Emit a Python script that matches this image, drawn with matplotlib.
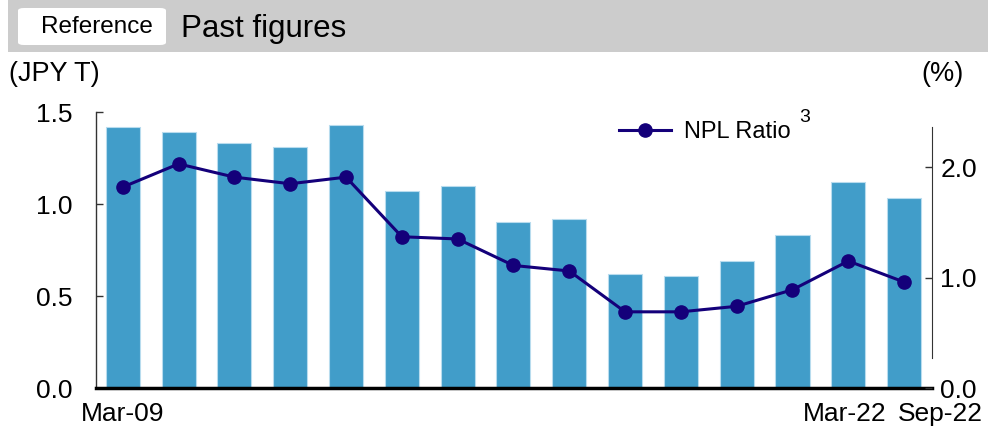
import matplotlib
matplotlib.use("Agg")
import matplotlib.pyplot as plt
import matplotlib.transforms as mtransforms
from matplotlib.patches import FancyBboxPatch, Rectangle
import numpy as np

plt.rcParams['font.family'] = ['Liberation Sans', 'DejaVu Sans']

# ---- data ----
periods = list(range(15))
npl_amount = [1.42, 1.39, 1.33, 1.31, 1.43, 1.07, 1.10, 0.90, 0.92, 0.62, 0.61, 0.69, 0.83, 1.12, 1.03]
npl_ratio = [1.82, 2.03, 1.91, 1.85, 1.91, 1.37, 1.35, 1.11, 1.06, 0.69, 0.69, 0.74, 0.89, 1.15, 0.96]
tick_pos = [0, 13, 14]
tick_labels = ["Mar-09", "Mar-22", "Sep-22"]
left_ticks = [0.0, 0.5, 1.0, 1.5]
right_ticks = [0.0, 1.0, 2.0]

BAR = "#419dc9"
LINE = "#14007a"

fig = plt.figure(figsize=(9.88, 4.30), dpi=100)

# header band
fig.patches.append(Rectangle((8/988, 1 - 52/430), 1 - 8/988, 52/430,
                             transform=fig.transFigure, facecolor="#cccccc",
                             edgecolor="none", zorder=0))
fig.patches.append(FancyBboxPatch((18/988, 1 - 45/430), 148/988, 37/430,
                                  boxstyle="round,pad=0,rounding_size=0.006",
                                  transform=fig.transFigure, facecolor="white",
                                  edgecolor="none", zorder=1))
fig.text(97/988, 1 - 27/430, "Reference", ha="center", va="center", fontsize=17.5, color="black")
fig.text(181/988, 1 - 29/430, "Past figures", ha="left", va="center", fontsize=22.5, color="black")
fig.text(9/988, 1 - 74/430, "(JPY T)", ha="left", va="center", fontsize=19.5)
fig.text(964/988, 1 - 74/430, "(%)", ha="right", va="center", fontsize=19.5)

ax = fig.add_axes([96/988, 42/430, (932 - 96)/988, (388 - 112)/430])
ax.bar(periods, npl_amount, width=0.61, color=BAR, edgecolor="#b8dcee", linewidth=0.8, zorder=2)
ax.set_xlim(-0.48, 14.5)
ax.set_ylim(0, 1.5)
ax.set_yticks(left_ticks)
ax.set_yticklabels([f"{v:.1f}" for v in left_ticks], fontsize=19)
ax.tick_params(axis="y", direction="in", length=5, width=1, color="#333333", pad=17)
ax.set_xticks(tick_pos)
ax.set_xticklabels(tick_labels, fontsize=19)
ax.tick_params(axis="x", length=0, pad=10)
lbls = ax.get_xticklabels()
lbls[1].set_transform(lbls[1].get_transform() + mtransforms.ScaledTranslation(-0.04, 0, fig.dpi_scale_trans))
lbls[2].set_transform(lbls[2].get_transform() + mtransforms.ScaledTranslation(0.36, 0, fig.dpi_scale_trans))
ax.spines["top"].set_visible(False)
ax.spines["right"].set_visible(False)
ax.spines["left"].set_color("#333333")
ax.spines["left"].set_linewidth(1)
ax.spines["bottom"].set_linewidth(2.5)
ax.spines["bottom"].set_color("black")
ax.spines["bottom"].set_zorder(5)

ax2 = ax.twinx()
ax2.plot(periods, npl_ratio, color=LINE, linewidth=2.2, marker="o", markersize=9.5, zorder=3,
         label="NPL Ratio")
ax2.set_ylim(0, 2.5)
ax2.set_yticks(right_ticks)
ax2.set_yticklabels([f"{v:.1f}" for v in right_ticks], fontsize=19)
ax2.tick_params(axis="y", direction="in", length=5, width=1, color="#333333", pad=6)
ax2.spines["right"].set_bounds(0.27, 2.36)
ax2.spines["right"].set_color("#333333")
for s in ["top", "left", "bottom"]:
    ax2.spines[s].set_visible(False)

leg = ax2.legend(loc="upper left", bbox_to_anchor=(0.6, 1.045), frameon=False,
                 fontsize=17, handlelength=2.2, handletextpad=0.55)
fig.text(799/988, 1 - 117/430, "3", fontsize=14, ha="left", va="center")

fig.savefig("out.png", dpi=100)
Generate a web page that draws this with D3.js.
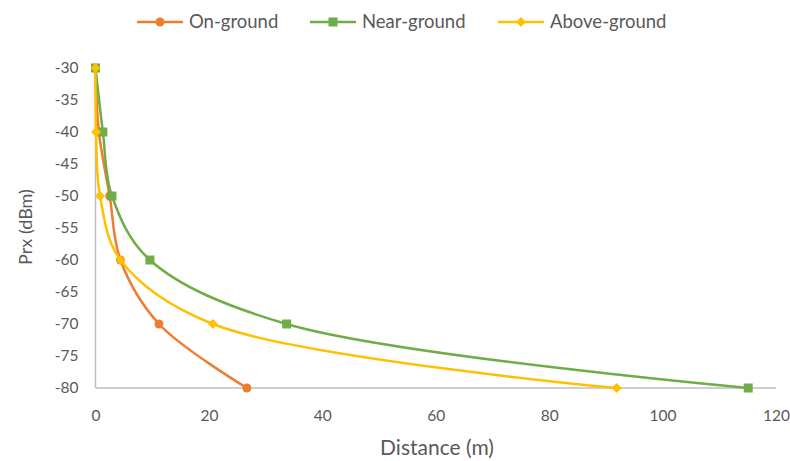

Goal of the exercise: Pictures excluded, repeat exactly the lines from the top of the material through the line with "plt.rcParams['font.family'] = ['Liberation", including both of those lines.

Output below:
Emit a Python script that matches this image, drawn with matplotlib.
import matplotlib
matplotlib.use("Agg")
import matplotlib.pyplot as plt
import matplotlib.transforms as mtransforms
from matplotlib.patches import FancyBboxPatch, Rectangle
import numpy as np

plt.rcParams['font.family'] = ['Liberation Sans', 'DejaVu Sans']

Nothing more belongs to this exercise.